Hear Ye! Since 1998.
Please note: This post is at least 3 years old. Links may be broken, information may be out of date, and the views expressed in the post may no longer be held.
19
Dec 00
Tue

Farewell England

Finally, on the last day, I have found affordable net access at “only” £1.00 an hour, on a quick broadband connection (and a flatpanel monitor!). Today we escaped the smoggy air of London and made our way to Warwick, home of Warwick Castle which dates back to 1068 when it was commissioned by William the Conqueror. After one train decided to die on us while chugging out of Marylebone Station (pronounced with a silent “y”), we switched platforms to another train and were on our way.

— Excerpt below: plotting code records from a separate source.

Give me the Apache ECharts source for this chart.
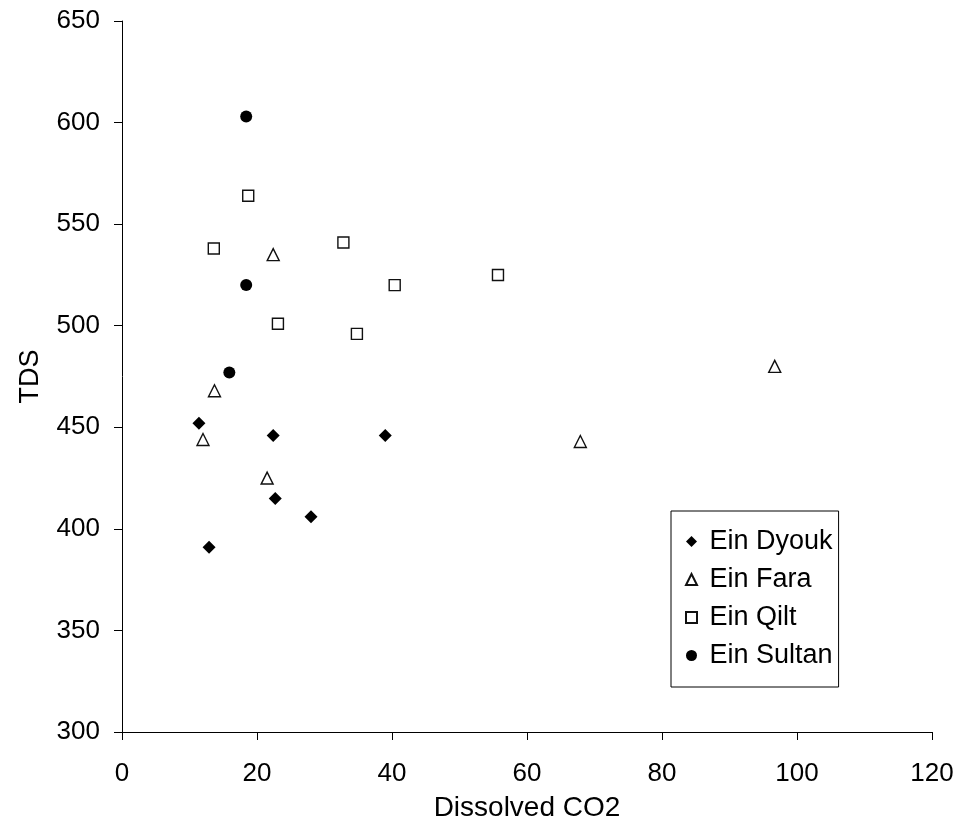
<!DOCTYPE html>
<html><head><meta charset="utf-8">
<script src="https://cdn.jsdelivr.net/npm/echarts@6/dist/echarts.min.js"></script>
<style>html,body{margin:0;padding:0;background:#fff}#c{width:958px;height:833px}</style>
</head><body><div id="c"></div>
<script>
const seriesNames = ['Ein Dyouk', 'Ein Fara', 'Ein Qilt', 'Ein Sultan'];
const dyoukCO2 = [11.4, 22.4, 39.0, 22.7, 28.0, 12.9];
const dyoukTDS = [452, 446, 446, 415, 406, 391];
const faraCO2 = [22.4, 13.7, 12.0, 21.5, 67.9, 96.7];
const faraTDS = [535, 468, 444, 425, 443, 480];
const qiltCO2 = [18.7, 13.6, 32.8, 40.4, 23.1, 34.8, 55.7];
const qiltTDS = [564, 538, 541, 520, 501, 496, 525];
const sultanCO2 = [18.4, 18.4, 15.9];
const sultanTDS = [603, 520, 477];
const xTicks = [0, 20, 40, 60, 80, 100, 120];
const yTicks = [300, 350, 400, 450, 500, 550, 600, 650];

const zip = (a, b) => a.map((v, i) => [v, b[i]]);
const font = 'Liberation Sans, Arial, sans-serif';
const chart = echarts.init(document.getElementById('c'));
const mk = (name, xs, ys, symbol, size, filled) => ({
  name, type: 'scatter', data: zip(xs, ys), symbol, symbolSize: size,
  itemStyle: filled ? {color: '#000', borderColor: '#000', borderWidth: 0, opacity: 1}
                    : {color: '#fff', borderColor: '#111', borderWidth: 1.4, opacity: 1},
  emphasis: {disabled: true}
});
chart.setOption({
  animation: false,
  backgroundColor: '#fff',
  grid: {left: 122, top: 21, width: 810, height: 711, containLabel: false},
  xAxis: {
    type: 'value', min: xTicks[0], max: xTicks[xTicks.length - 1], interval: 20,
    name: 'Dissolved CO2', nameLocation: 'middle', nameGap: 62,
    nameTextStyle: {fontFamily: font, fontSize: 28, color: '#000'},
    axisLine: {show: true, lineStyle: {color: '#000', width: 1}},
    axisTick: {show: true, inside: false, length: 8, lineStyle: {color: '#000'}},
    axisLabel: {fontFamily: font, fontSize: 26, color: '#000', margin: 29},
    splitLine: {show: false}
  },
  yAxis: {
    type: 'value', min: yTicks[0], max: yTicks[yTicks.length - 1], interval: 50,
    name: 'TDS', nameLocation: 'middle', nameGap: 78, nameRotate: 90,
    nameTextStyle: {fontFamily: font, fontSize: 27, color: '#000'},
    axisLine: {show: true, lineStyle: {color: '#000', width: 1}},
    axisTick: {show: true, inside: false, length: 8, lineStyle: {color: '#000'}},
    axisLabel: {fontFamily: font, fontSize: 26, color: '#000', margin: 22},
    splitLine: {show: false}
  },
  legend: {
    orient: 'vertical', left: 671, top: 511,
    padding: [17, 6, 18, 14], itemGap: 11, itemWidth: 11, itemHeight: 11,
    borderColor: '#000', borderWidth: 1, borderRadius: 0,
    formatter: ' {name}',
    textStyle: {fontFamily: font, fontSize: 27, color: '#000'},
    data: seriesNames
  },
  series: [
    mk(seriesNames[0], dyoukCO2, dyoukTDS, 'diamond', 13, true),
    mk(seriesNames[1], faraCO2, faraTDS, 'triangle', 12, false),
    mk(seriesNames[2], qiltCO2, qiltTDS, 'rect', 11, false),
    mk(seriesNames[3], sultanCO2, sultanTDS, 'circle', 12, true)
  ]
});
</script></body></html>
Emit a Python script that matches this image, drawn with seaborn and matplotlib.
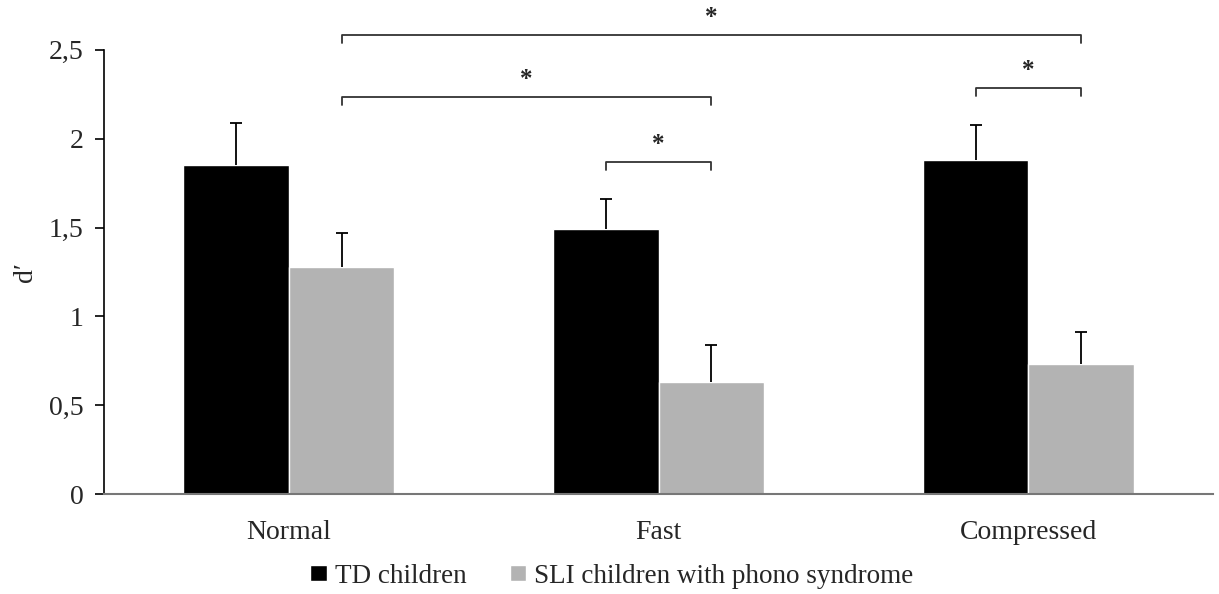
import pandas as pd
import matplotlib.pyplot as plt
import seaborn as sns
from matplotlib.ticker import FuncFormatter

# Data
conditions = ["Normal", "Fast", "Compressed"]
groups = ["TD children", "SLI children with phono syndrome"]
td_mean = [1.85, 1.49, 1.88]
td_err = [0.24, 0.17, 0.20]
sli_mean = [1.28, 0.63, 0.73]
sli_err = [0.19, 0.21, 0.18]

df = pd.DataFrame({
    "condition": conditions * 2,
    "group": [groups[0]] * 3 + [groups[1]] * 3,
    "dprime": td_mean + sli_mean,
})

sns.set_style("white")
plt.rcParams["font.family"] = ["Liberation Serif", "DejaVu Serif"]

fig = plt.figure(figsize=(12.19, 5.94), dpi=100)
ax = fig.add_axes([0.0853, 0.168, 0.91, 0.748])

sns.barplot(data=df, x="condition", y="dprime", hue="group", order=conditions,
            hue_order=groups, palette=["black", "#b3b3b3"], width=0.57, gap=0,
            errorbar=None, saturation=1, ax=ax)

# one-sided (upper) error bars
centers = {}
for cont, errs, g in zip(ax.containers, [td_err, sli_err], groups):
    xs = [b.get_x() + b.get_width() / 2 for b in cont]
    hs = [b.get_height() for b in cont]
    centers[g] = xs
    _, caps, _ = ax.errorbar(xs, hs, yerr=[[0] * len(errs), errs], fmt="none",
                             ecolor="black", elinewidth=1.3, capsize=4.5, capthick=1.3)
    for c in caps:
        if list(c.get_ydata()) == hs:
            c.set_visible(False)

ax.set_ylim(0, 2.5)
ax.set_xlim(-0.5, 2.5)
ax.set_yticks([0, 0.5, 1, 1.5, 2, 2.5])
ax.yaxis.set_major_formatter(FuncFormatter(lambda v, p: f"{v:g}".replace(".", ",")))
ax.tick_params(axis="y", left=True, direction="out", length=6.5, width=1.2,
               labelsize=20, pad=8, color="black")
ax.tick_params(axis="x", bottom=False, labelsize=20, pad=15)
ax.set_xlabel("")
ax.set_ylabel("d\u2032", fontsize=20, labelpad=8)
for s in ["top", "right"]:
    ax.spines[s].set_visible(False)
ax.spines["left"].set_color("black")
ax.spines["left"].set_linewidth(1.2)
ax.spines["bottom"].set_color("#777777")
ax.spines["bottom"].set_linewidth(1.5)


def bracket(x1, x2, y, drop=0.045):
    ax.plot([x1, x1, x2, x2], [y - drop, y, y, y - drop], color="#333333",
            lw=1.3, clip_on=False)
    ax.text((x1 + x2) / 2, y + 0.035, "*", ha="center", va="bottom",
            fontsize=18, fontweight="bold", clip_on=False)


td_x = centers[groups[0]]
sli_x = centers[groups[1]]
bracket(sli_x[0], sli_x[2], 2.585)
bracket(sli_x[0], sli_x[1], 2.235)
bracket(td_x[1], sli_x[1], 1.87)
bracket(td_x[2], sli_x[2], 2.285)

handles, labels = ax.get_legend_handles_labels()
ax.get_legend().remove()
fig.legend(handles, labels, loc="center", bbox_to_anchor=(0.502, 0.03),
           ncol=2, frameon=False, fontsize=19.5, handlelength=0.6, handleheight=0.5,
           handletextpad=0.3, columnspacing=1.6, borderpad=0)

plt.savefig("out.png", dpi=100)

The English countryside is very picturesque. In typical English weather, misty with light drizzle, the lush fields and gently rolling hills are quite an eye-pleasing sight. Warwick is a small British town. We arrived there looking for lunch, and, because most of the other shops and restaurants were shut (at noon on a Tuesday!), we stumbled into a pub, soaked by rain and ate there.

Warwick Castle was wonderful. It was a medieval castle, straight from the fantasy novels and computer RPG games that had captured my imagination over 10 years ago. Now, I was walking the grounds. A brief desription doesn’t do it justice, but nonetheless, a brief one is all I have time for. The dungeon was everything you’d expect it to be – dark and dank, only, it wasn’t a twisting labyrinth. Contained within was a “dungeon within a dungeon” – the oubliette. It was a small pit into which particularly disliked criminals would be shoved into (crouching room only), locked into and then forgotten (as the name implies, from the French, oublier, to forget). The opportunity to climb the battlements and parapets was also worthwhile. After climbing and descending 530 steep steps (most of them spiral) we gazed through the out from the crenellations on the castlewall over the misty countryside. We gazed down the murderholes to the ditch surrounding the castle, some 100 feet below. We walked the grand dining rooms, bedrooms and dining rooms. The armoury, a display entitled “Death of Glory” contained an “interactive” display of arms and armour. I felt how heavy a 7lb one-handed Great Sword was, and how taut a long bow’s bowstring was (up to 50 kilos of force needed to draw the largest bows! And archers could fire as many as 15 arrows a minute.)

Tomorrow we leave for Frankfurt, staying there very briefly before taking a train to Paris, France. Although the other have had negative impressions of England (or London, specifically), it is everything that I had expected. I have definitely enjoyed the heritage the place has offered.